然而,值得慶幸的是,黃柏維並未被漂亮的媒材迷惑太久,在接觸膠彩沒多久之後,他骨子裡的實驗精神就讓他無法完全滿足於學院裡的偏重技術的教育方式,因此,他轉而從更久遠以前的古典藝術中尋求當代語言的可能——在畫法上,他以古代壁畫為典範,捨棄了一般膠彩慣用的紙本,而改在木板上繃上畫布,以層層厚塗的方式堆積出壁畫敦厚紮實的量感,接著他再以炭筆直接打槁,並以砂紙打磨部分的顏料層,以「減法」的方式在畫面上創造出壁畫般斑駁的特殊效果,取代「加法」式的層層疊塗;而在題材上,除了援用前述他對植物和動物的細密觀察外,他也參照了如《山海經》一類想像與現實交錯的圖像元素,經過了個人化的杜撰和改編,架構出他畫中一個個鮮活生動的奇異生物。

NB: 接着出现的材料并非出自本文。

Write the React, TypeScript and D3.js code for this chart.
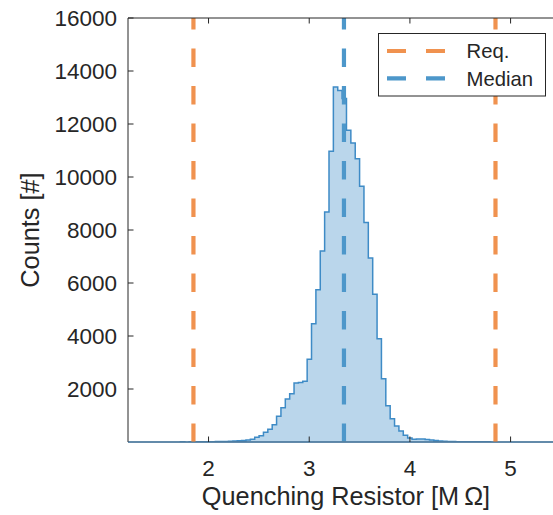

在2010年、即將在台中金禧畫廊展出的「擬態——黃柏維創作個展」中,基本上是他「擬態」系列作品的延續,與之前比較明顯的不同之處在於新的作品中,他進一步地開拓出色彩和佈局上的更多可能,這些非人亦非蟲的生物被添加了更多的神話色彩,而畫面空間也由過去的微觀式視角,拓展成更具戲劇性的宏觀式場景,顯示出黃柏維在藝術創造上的企圖心。能夠讓人印象深刻的創作者總是不在少數,但是究竟是過眼雲煙、抑或是一眼千年,則端看其藝術內涵是否足夠深入和雋永。我期待黃柏維和他的作品是屬於後者。